The writers are “really just lovers of the musical theater genre,” Stidham says, adding that audiences “can hear echoes” of Broadway classics from “Oklahoma!” onward. “That makes it fun.”

It also makes “Thrones!” a natural as a musical — something Stidham realized when he started watching the HBO series.

“The general rule of thumb is, when the stakes get so high you can’t talk about them, you have to break into song,” Stidham comments. “And, oh boy, do the stakes get high in ‘Game of Thrones.’ “

Spoofing around: ‘Thrones!’ tests performers’ collective mettle

More than 50 characters — and only six performers to play them all.

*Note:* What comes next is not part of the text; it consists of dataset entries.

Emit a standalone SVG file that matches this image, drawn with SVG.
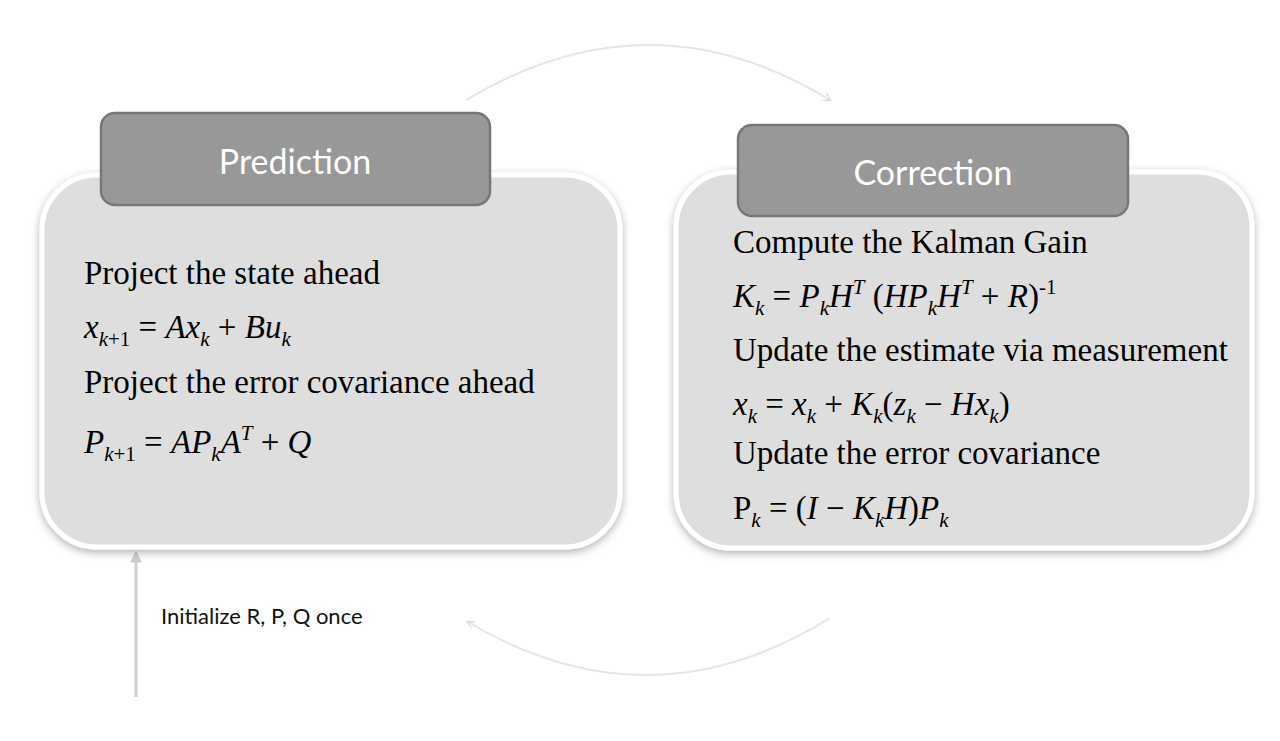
<svg xmlns="http://www.w3.org/2000/svg" width="1280" height="741" viewBox="0 0 1280 741">
<style>
.box{fill:#dedede;stroke:#fff;stroke-width:5}
.hdr{fill:#989898;stroke:#777;stroke-width:2.5}
.ht{font-family:"Lato","Liberation Sans",sans-serif;font-size:34px;fill:#fff;text-anchor:middle}
.t{font-family:"Liberation Serif",serif;font-size:33px;fill:#000}
.m{font-style:italic}
.s{font-size:21px}
.arc{fill:none;stroke:#e6e6e6;stroke-width:2}
.lbl{font-family:"Lato","Liberation Sans",sans-serif;font-size:22px;fill:#111}
</style>
<defs>
<filter id="sh" x="-10%" y="-10%" width="120%" height="120%"><feDropShadow dx="0" dy="3" stdDeviation="4" flood-color="#000" flood-opacity="0.3"/></filter>
<marker id="ah" viewBox="0 0 10 10" refX="8" refY="5" markerWidth="8" markerHeight="8" orient="auto" markerUnits="userSpaceOnUse"><path d="M0,0 L9,5 L0,10" fill="none" stroke="#d8d8d8" stroke-width="1.5"/></marker>
<marker id="ah2" viewBox="0 0 10 10" refX="8" refY="5" markerWidth="12" markerHeight="12" orient="auto" markerUnits="userSpaceOnUse"><path d="M0,0 L10,5 L0,10 z" fill="#cfcfcf"/></marker>
</defs>
<g id="connectors">
<path class="arc" d="M466,100 Q650,-10 830,100" marker-end="url(#ah)"/>
<path class="arc" d="M830,618 Q650,730 468,622" marker-end="url(#ah)"/>
<line x1="136" y1="697" x2="136" y2="553" stroke="#cfcfcf" stroke-width="3" marker-end="url(#ah2)"/>
<text class="lbl" x="161" y="624">Initialize R, P, Q once</text>
</g>
<g id="prediction">
<rect class="box" x="42" y="175" width="578" height="372" rx="55" filter="url(#sh)"/>
<rect class="hdr" x="101" y="113" width="389" height="92" rx="14"/>
<text class="ht" x="295" y="174">Prediction</text>
<text class="t" x="84" y="284">Project the state ahead</text>
<text class="t" x="84" y="338"><tspan class="m">x</tspan><tspan class="s m" dy="8">k</tspan><tspan class="s" dy="0">+1</tspan><tspan dy="-8"> = </tspan><tspan class="m">Ax</tspan><tspan class="s m" dy="8">k</tspan><tspan dy="-8"> + </tspan><tspan class="m">Bu</tspan><tspan class="s m" dy="8">k</tspan></text>
<text class="t" x="84" y="393">Project the error covariance ahead</text>
<text class="t" x="84" y="453"><tspan class="m">P</tspan><tspan class="s m" dy="8">k</tspan><tspan class="s">+1</tspan><tspan dy="-8"> = </tspan><tspan class="m">AP</tspan><tspan class="s m" dy="8">k</tspan><tspan class="m" dy="-8">A</tspan><tspan class="s m" dy="-13">T</tspan><tspan dy="13"> + </tspan><tspan class="m">Q</tspan></text>
</g>
<g id="correction">
<rect class="box" x="676" y="172" width="576" height="376" rx="55" filter="url(#sh)"/>
<rect class="hdr" x="738" y="125" width="390" height="91" rx="14"/>
<text class="ht" x="933" y="185">Correction</text>
<text class="t" x="733" y="253">Compute the Kalman Gain</text>
<text class="t" x="733" y="307"><tspan class="m">K</tspan><tspan class="s m" dy="8">k</tspan><tspan dy="-8"> = </tspan><tspan class="m">P</tspan><tspan class="s m" dy="8">k</tspan><tspan class="m" dy="-8">H</tspan><tspan class="s m" dy="-13">T</tspan><tspan dy="13"> (</tspan><tspan class="m">HP</tspan><tspan class="s m" dy="8">k</tspan><tspan class="m" dy="-8">H</tspan><tspan class="s m" dy="-13">T</tspan><tspan dy="13"> + </tspan><tspan class="m">R</tspan><tspan>)</tspan><tspan class="s" dy="-13">-1</tspan></text>
<text class="t" x="733" y="361">Update the estimate via measurement</text>
<text class="t" x="733" y="415"><tspan class="m">x</tspan><tspan class="s m" dy="8">k</tspan><tspan dy="-8"> = </tspan><tspan class="m">x</tspan><tspan class="s m" dy="8">k</tspan><tspan dy="-8"> + </tspan><tspan class="m">K</tspan><tspan class="s m" dy="8">k</tspan><tspan dy="-8">(</tspan><tspan class="m">z</tspan><tspan class="s m" dy="8">k</tspan><tspan dy="-8"> − </tspan><tspan class="m">Hx</tspan><tspan class="s m" dy="8">k</tspan><tspan dy="-8">)</tspan></text>
<text class="t" x="733" y="464">Update the error covariance</text>
<text class="t" x="733" y="519"><tspan>P</tspan><tspan class="s m" dy="8">k</tspan><tspan dy="-8"> = (</tspan><tspan class="m">I</tspan><tspan> − </tspan><tspan class="m">K</tspan><tspan class="s m" dy="8">k</tspan><tspan class="m" dy="-8">H</tspan><tspan>)</tspan><tspan class="m">P</tspan><tspan class="s m" dy="8">k</tspan></text>
</g>
</svg>
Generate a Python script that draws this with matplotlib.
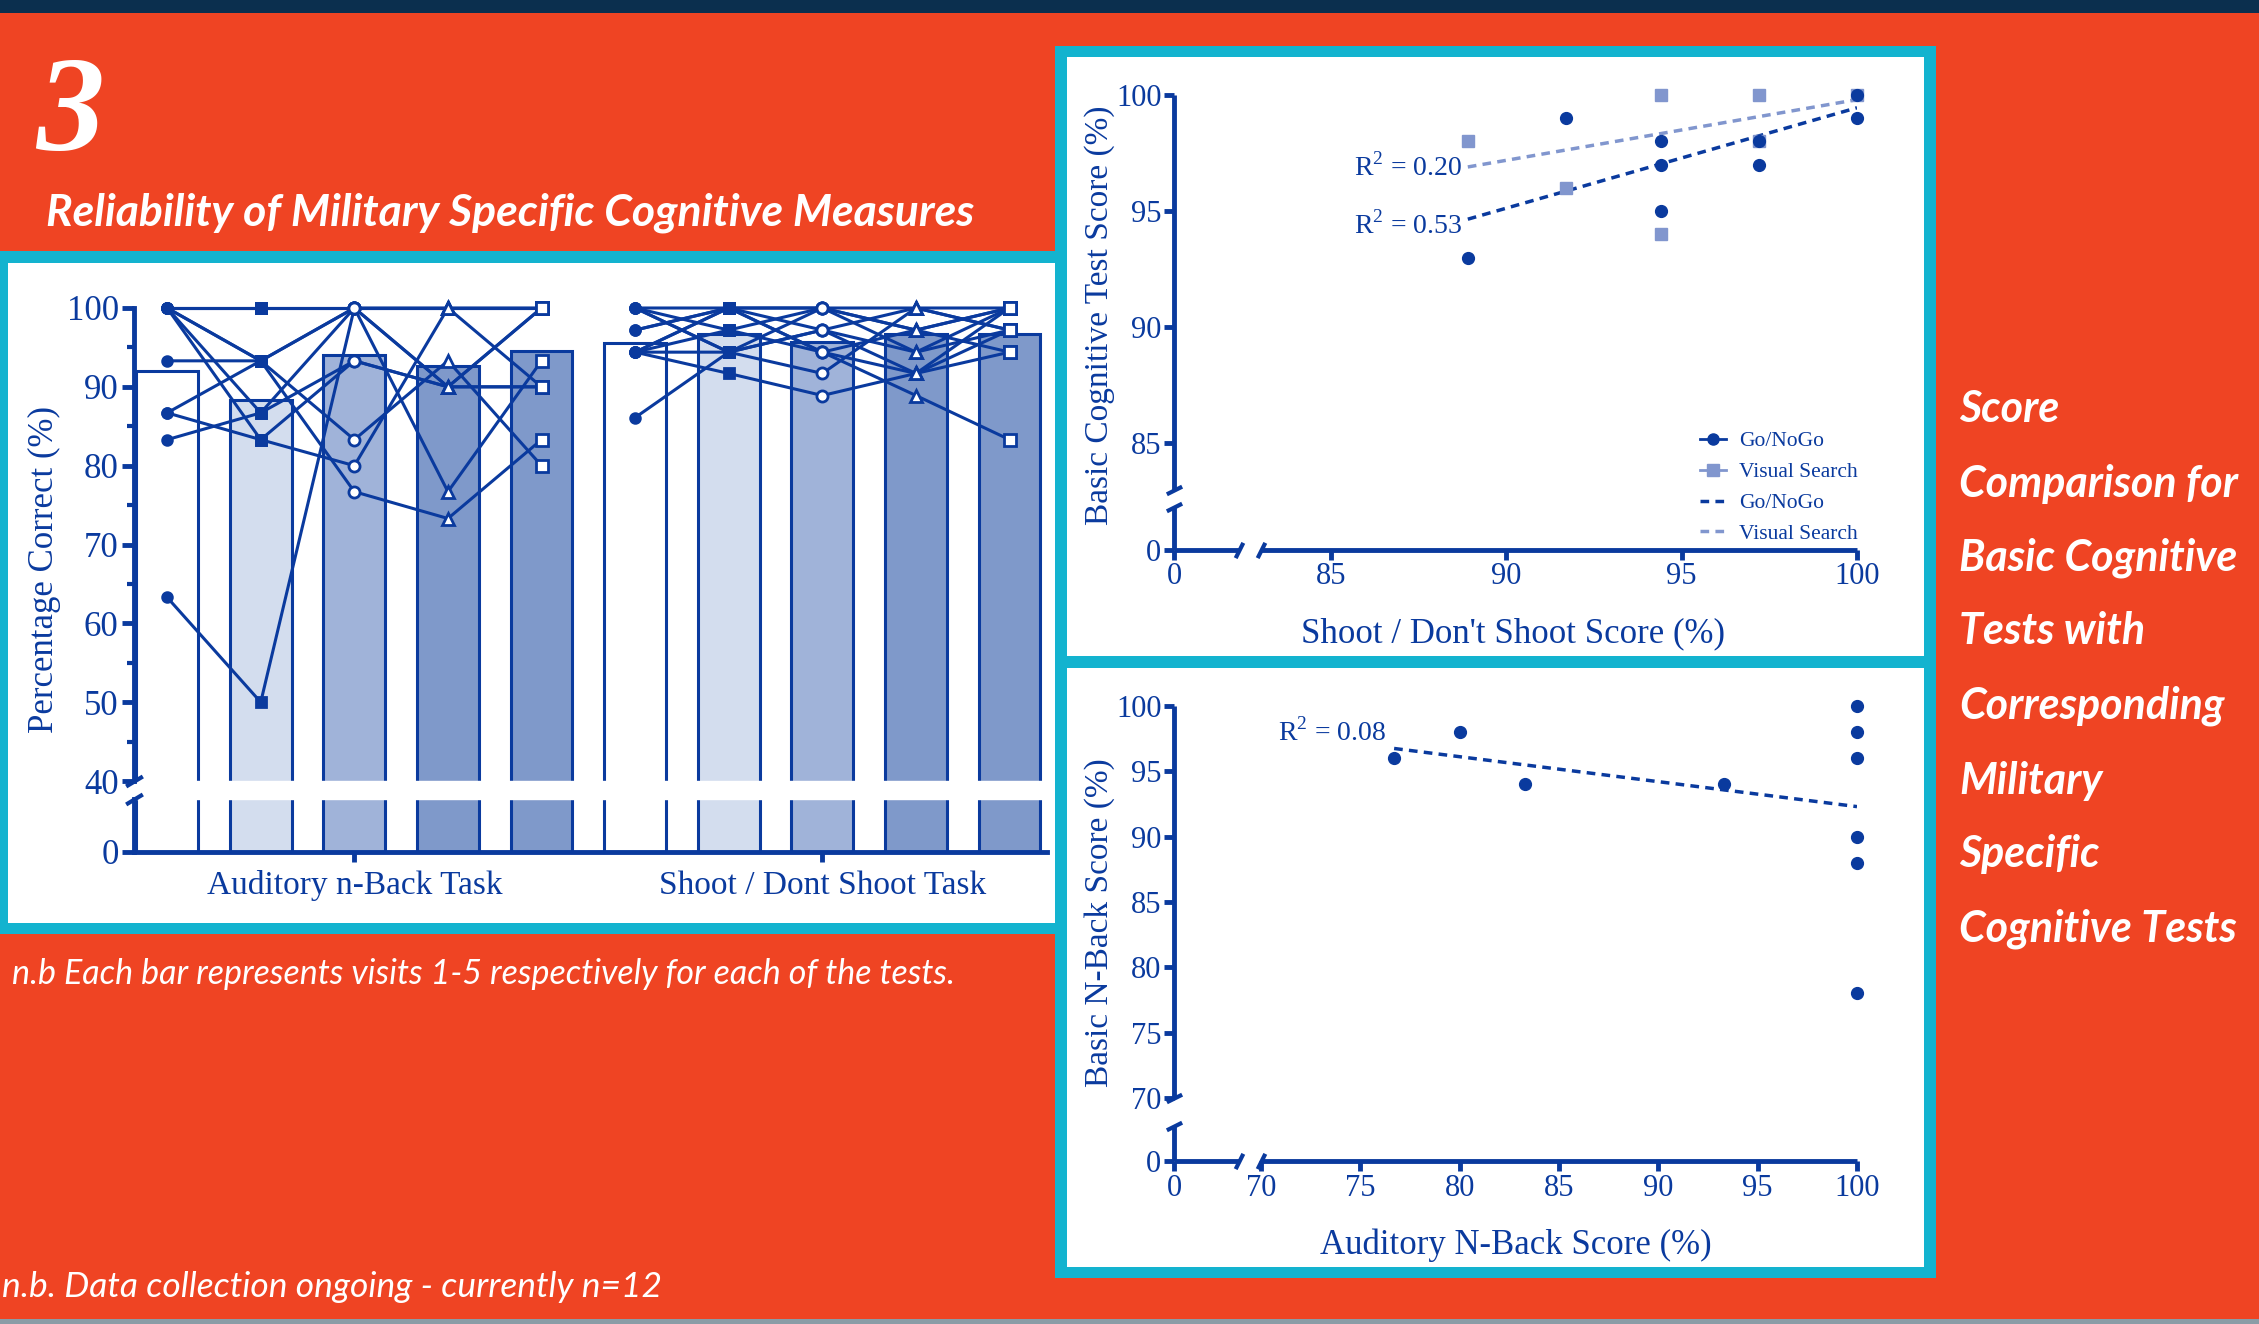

“Thrones! The Musical Parody” may be a light-hearted romp, but there’s serious business afoot during the performances, which begin Friday at The Space.

“I didn’t expect, going into it, that this would be the show that got me in great shape,” admits Jordan Stidham, who plays Jon Snow and Jaime Lannister (among many others) in the musical spoof of HBO’s medieval fantasy series.

After all, “there are only six of us,” he points out. “We sometimes have two seconds to make a full costume change.”

In addition, “because of the size of the cast, we have to be economical with the choreography,” Stidham adds. But the “big wigs and costumes” help sell the comedy, as do the cast members’ collective attempts to replicate the accents of “Game of Thrones’ ” original cast members.

But that’s part of the fun — as is the show’s focus on “Game of Thrones’ ” legion of fanatics.

“Our approach is a little more tongue-in-cheek,” Stidham says, with the cast trying to “share the love (‘Game of Thrones’) has inspired in the cultural zeitgeist.”

They’re not just poking fun at “Game of Thrones,” however; “Thrones!” performers also are big fans of the show.

“The new season’s going to premiere when we’re in Las Vegas,” Stidham notes, predicting “the cast is going to get together and watch it together.”